→ TASK TO CARRY OUT
Reproduce the listing exactly, with no pictures in your copy.

── RECORDED INFORMATION

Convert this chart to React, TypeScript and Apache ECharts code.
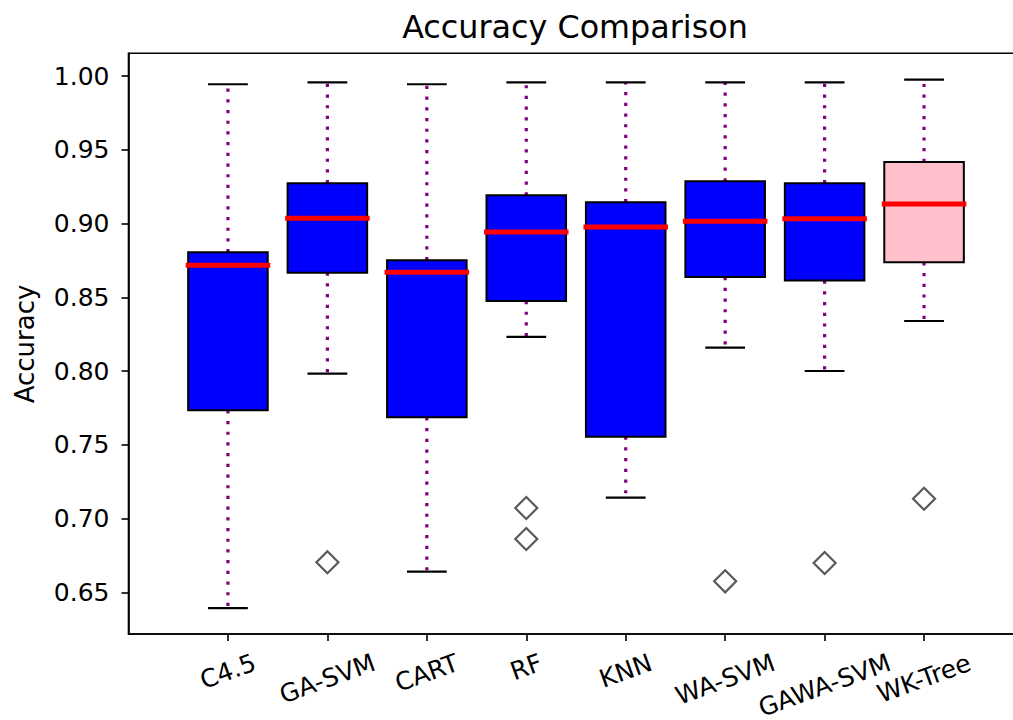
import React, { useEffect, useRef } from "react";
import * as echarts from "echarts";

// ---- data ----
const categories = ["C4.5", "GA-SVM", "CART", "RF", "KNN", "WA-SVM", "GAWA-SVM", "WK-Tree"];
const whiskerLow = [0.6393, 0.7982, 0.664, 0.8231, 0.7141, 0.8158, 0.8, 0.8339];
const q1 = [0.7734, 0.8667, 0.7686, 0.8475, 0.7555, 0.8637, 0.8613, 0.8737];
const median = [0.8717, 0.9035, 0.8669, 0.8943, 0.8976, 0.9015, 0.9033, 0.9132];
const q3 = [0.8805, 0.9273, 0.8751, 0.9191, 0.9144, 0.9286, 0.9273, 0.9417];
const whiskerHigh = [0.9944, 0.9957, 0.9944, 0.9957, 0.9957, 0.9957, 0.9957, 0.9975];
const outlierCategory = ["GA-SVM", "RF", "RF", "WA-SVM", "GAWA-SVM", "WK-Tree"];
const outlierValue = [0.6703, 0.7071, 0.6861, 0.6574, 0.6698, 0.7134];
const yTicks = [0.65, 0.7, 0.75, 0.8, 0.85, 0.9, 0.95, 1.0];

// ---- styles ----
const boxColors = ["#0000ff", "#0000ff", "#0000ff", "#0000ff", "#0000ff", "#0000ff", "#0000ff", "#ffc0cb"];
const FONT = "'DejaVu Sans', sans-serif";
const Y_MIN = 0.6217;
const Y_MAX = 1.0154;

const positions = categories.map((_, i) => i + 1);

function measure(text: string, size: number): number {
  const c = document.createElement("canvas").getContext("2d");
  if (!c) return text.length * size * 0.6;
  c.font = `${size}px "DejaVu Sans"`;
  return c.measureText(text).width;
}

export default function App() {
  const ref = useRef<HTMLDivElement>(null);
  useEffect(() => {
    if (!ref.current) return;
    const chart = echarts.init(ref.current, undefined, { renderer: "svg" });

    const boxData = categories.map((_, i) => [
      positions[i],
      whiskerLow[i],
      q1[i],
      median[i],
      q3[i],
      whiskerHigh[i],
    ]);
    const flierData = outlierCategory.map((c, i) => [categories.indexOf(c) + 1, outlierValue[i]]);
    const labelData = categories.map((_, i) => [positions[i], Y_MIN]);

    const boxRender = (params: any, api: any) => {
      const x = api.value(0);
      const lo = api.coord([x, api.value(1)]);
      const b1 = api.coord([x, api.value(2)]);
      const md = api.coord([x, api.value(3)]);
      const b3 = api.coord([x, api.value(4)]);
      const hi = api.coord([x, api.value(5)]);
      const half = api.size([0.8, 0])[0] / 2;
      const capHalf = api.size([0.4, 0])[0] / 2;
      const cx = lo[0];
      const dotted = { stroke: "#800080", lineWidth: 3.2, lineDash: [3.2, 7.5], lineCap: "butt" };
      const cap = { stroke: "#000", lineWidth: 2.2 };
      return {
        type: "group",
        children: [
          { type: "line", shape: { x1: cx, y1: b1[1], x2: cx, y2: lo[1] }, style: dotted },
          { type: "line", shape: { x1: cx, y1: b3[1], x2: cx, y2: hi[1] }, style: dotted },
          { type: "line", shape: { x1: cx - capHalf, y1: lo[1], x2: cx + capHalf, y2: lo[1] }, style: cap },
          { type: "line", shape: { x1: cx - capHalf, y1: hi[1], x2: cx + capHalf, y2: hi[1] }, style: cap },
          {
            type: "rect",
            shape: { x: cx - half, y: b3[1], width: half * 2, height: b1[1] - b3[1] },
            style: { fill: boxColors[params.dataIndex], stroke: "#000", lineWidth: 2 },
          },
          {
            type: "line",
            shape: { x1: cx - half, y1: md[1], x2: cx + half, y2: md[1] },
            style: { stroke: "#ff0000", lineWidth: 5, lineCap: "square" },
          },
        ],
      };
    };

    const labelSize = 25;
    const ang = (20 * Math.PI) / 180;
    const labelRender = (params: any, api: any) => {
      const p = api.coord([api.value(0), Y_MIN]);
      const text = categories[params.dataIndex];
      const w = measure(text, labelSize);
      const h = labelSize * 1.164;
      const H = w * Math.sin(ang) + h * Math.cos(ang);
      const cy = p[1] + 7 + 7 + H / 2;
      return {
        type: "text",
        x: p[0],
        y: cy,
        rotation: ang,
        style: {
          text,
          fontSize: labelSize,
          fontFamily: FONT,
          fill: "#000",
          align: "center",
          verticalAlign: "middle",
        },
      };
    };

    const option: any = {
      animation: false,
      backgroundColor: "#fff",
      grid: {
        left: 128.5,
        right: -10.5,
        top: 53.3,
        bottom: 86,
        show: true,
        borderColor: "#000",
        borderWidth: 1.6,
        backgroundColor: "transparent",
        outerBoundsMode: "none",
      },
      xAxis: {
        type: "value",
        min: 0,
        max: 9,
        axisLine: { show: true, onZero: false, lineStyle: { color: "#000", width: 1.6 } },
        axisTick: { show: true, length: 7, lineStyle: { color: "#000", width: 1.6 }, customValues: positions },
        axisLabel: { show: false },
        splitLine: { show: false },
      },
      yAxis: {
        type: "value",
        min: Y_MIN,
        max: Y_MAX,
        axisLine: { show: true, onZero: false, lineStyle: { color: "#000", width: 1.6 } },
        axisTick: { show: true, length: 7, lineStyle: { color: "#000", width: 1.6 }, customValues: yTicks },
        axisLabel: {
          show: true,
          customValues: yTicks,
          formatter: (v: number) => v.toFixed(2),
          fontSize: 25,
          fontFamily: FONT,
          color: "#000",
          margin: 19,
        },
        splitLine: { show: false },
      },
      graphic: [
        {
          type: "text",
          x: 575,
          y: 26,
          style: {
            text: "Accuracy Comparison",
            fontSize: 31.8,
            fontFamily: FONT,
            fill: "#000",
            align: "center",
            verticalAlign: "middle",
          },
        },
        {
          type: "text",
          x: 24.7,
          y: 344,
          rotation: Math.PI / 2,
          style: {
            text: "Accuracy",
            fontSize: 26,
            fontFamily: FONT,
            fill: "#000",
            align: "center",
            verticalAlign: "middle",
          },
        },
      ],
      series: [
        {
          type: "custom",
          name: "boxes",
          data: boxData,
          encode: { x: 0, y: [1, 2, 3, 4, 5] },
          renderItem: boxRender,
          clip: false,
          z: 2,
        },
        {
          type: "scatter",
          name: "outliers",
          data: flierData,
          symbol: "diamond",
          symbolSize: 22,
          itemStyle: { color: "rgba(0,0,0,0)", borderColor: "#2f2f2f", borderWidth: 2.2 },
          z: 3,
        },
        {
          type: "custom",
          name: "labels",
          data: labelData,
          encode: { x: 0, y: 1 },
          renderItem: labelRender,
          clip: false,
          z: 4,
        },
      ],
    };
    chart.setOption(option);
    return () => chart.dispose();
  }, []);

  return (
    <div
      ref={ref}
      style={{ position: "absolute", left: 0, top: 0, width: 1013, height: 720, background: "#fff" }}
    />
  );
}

────

→ COMPLETE RESPONSE
Convert this chart to React, TypeScript and Apache ECharts code.
import React, { useEffect, useRef } from "react";
import * as echarts from "echarts";

// ---- data ----
const categories = ["C4.5", "GA-SVM", "CART", "RF", "KNN", "WA-SVM", "GAWA-SVM", "WK-Tree"];
const whiskerLow = [0.6393, 0.7982, 0.664, 0.8231, 0.7141, 0.8158, 0.8, 0.8339];
const q1 = [0.7734, 0.8667, 0.7686, 0.8475, 0.7555, 0.8637, 0.8613, 0.8737];
const median = [0.8717, 0.9035, 0.8669, 0.8943, 0.8976, 0.9015, 0.9033, 0.9132];
const q3 = [0.8805, 0.9273, 0.8751, 0.9191, 0.9144, 0.9286, 0.9273, 0.9417];
const whiskerHigh = [0.9944, 0.9957, 0.9944, 0.9957, 0.9957, 0.9957, 0.9957, 0.9975];
const outlierCategory = ["GA-SVM", "RF", "RF", "WA-SVM", "GAWA-SVM", "WK-Tree"];
const outlierValue = [0.6703, 0.7071, 0.6861, 0.6574, 0.6698, 0.7134];
const yTicks = [0.65, 0.7, 0.75, 0.8, 0.85, 0.9, 0.95, 1.0];

// ---- styles ----
const boxColors = ["#0000ff", "#0000ff", "#0000ff", "#0000ff", "#0000ff", "#0000ff", "#0000ff", "#ffc0cb"];
const FONT = "'DejaVu Sans', sans-serif";
const Y_MIN = 0.6217;
const Y_MAX = 1.0154;

const positions = categories.map((_, i) => i + 1);

function measure(text: string, size: number): number {
  const c = document.createElement("canvas").getContext("2d");
  if (!c) return text.length * size * 0.6;
  c.font = `${size}px "DejaVu Sans"`;
  return c.measureText(text).width;
}

export default function App() {
  const ref = useRef<HTMLDivElement>(null);
  useEffect(() => {
    if (!ref.current) return;
    const chart = echarts.init(ref.current, undefined, { renderer: "svg" });

    const boxData = categories.map((_, i) => [
      positions[i],
      whiskerLow[i],
      q1[i],
      median[i],
      q3[i],
      whiskerHigh[i],
    ]);
    const flierData = outlierCategory.map((c, i) => [categories.indexOf(c) + 1, outlierValue[i]]);
    const labelData = categories.map((_, i) => [positions[i], Y_MIN]);

    const boxRender = (params: any, api: any) => {
      const x = api.value(0);
      const lo = api.coord([x, api.value(1)]);
      const b1 = api.coord([x, api.value(2)]);
      const md = api.coord([x, api.value(3)]);
      const b3 = api.coord([x, api.value(4)]);
      const hi = api.coord([x, api.value(5)]);
      const half = api.size([0.8, 0])[0] / 2;
      const capHalf = api.size([0.4, 0])[0] / 2;
      const cx = lo[0];
      const dotted = { stroke: "#800080", lineWidth: 3.2, lineDash: [3.2, 7.5], lineCap: "butt" };
      const cap = { stroke: "#000", lineWidth: 2.2 };
      return {
        type: "group",
        children: [
          { type: "line", shape: { x1: cx, y1: b1[1], x2: cx, y2: lo[1] }, style: dotted },
          { type: "line", shape: { x1: cx, y1: b3[1], x2: cx, y2: hi[1] }, style: dotted },
          { type: "line", shape: { x1: cx - capHalf, y1: lo[1], x2: cx + capHalf, y2: lo[1] }, style: cap },
          { type: "line", shape: { x1: cx - capHalf, y1: hi[1], x2: cx + capHalf, y2: hi[1] }, style: cap },
          {
            type: "rect",
            shape: { x: cx - half, y: b3[1], width: half * 2, height: b1[1] - b3[1] },
            style: { fill: boxColors[params.dataIndex], stroke: "#000", lineWidth: 2 },
          },
          {
            type: "line",
            shape: { x1: cx - half, y1: md[1], x2: cx + half, y2: md[1] },
            style: { stroke: "#ff0000", lineWidth: 5, lineCap: "square" },
          },
        ],
      };
    };

    const labelSize = 25;
    const ang = (20 * Math.PI) / 180;
    const labelRender = (params: any, api: any) => {
      const p = api.coord([api.value(0), Y_MIN]);
      const text = categories[params.dataIndex];
      const w = measure(text, labelSize);
      const h = labelSize * 1.164;
      const H = w * Math.sin(ang) + h * Math.cos(ang);
      const cy = p[1] + 7 + 7 + H / 2;
      return {
        type: "text",
        x: p[0],
        y: cy,
        rotation: ang,
        style: {
          text,
          fontSize: labelSize,
          fontFamily: FONT,
          fill: "#000",
          align: "center",
          verticalAlign: "middle",
        },
      };
    };

    const option: any = {
      animation: false,
      backgroundColor: "#fff",
      grid: {
        left: 128.5,
        right: -10.5,
        top: 53.3,
        bottom: 86,
        show: true,
        borderColor: "#000",
        borderWidth: 1.6,
        backgroundColor: "transparent",
        outerBoundsMode: "none",
      },
      xAxis: {
        type: "value",
        min: 0,
        max: 9,
        axisLine: { show: true, onZero: false, lineStyle: { color: "#000", width: 1.6 } },
        axisTick: { show: true, length: 7, lineStyle: { color: "#000", width: 1.6 }, customValues: positions },
        axisLabel: { show: false },
        splitLine: { show: false },
      },
      yAxis: {
        type: "value",
        min: Y_MIN,
        max: Y_MAX,
        axisLine: { show: true, onZero: false, lineStyle: { color: "#000", width: 1.6 } },
        axisTick: { show: true, length: 7, lineStyle: { color: "#000", width: 1.6 }, customValues: yTicks },
        axisLabel: {
          show: true,
          customValues: yTicks,
          formatter: (v: number) => v.toFixed(2),
          fontSize: 25,
          fontFamily: FONT,
          color: "#000",
          margin: 19,
        },
        splitLine: { show: false },
      },
      graphic: [
        {
          type: "text",
          x: 575,
          y: 26,
          style: {
            text: "Accuracy Comparison",
            fontSize: 31.8,
            fontFamily: FONT,
            fill: "#000",
            align: "center",
            verticalAlign: "middle",
          },
        },
        {
          type: "text",
          x: 24.7,
          y: 344,
          rotation: Math.PI / 2,
          style: {
            text: "Accuracy",
            fontSize: 26,
            fontFamily: FONT,
            fill: "#000",
            align: "center",
            verticalAlign: "middle",
          },
        },
      ],
      series: [
        {
          type: "custom",
          name: "boxes",
          data: boxData,
          encode: { x: 0, y: [1, 2, 3, 4, 5] },
          renderItem: boxRender,
          clip: false,
          z: 2,
        },
        {
          type: "scatter",
          name: "outliers",
          data: flierData,
          symbol: "diamond",
          symbolSize: 22,
          itemStyle: { color: "rgba(0,0,0,0)", borderColor: "#2f2f2f", borderWidth: 2.2 },
          z: 3,
        },
        {
          type: "custom",
          name: "labels",
          data: labelData,
          encode: { x: 0, y: 1 },
          renderItem: labelRender,
          clip: false,
          z: 4,
        },
      ],
    };
    chart.setOption(option);
    return () => chart.dispose();
  }, []);

  return (
    <div
      ref={ref}
      style={{ position: "absolute", left: 0, top: 0, width: 1013, height: 720, background: "#fff" }}
    />
  );
}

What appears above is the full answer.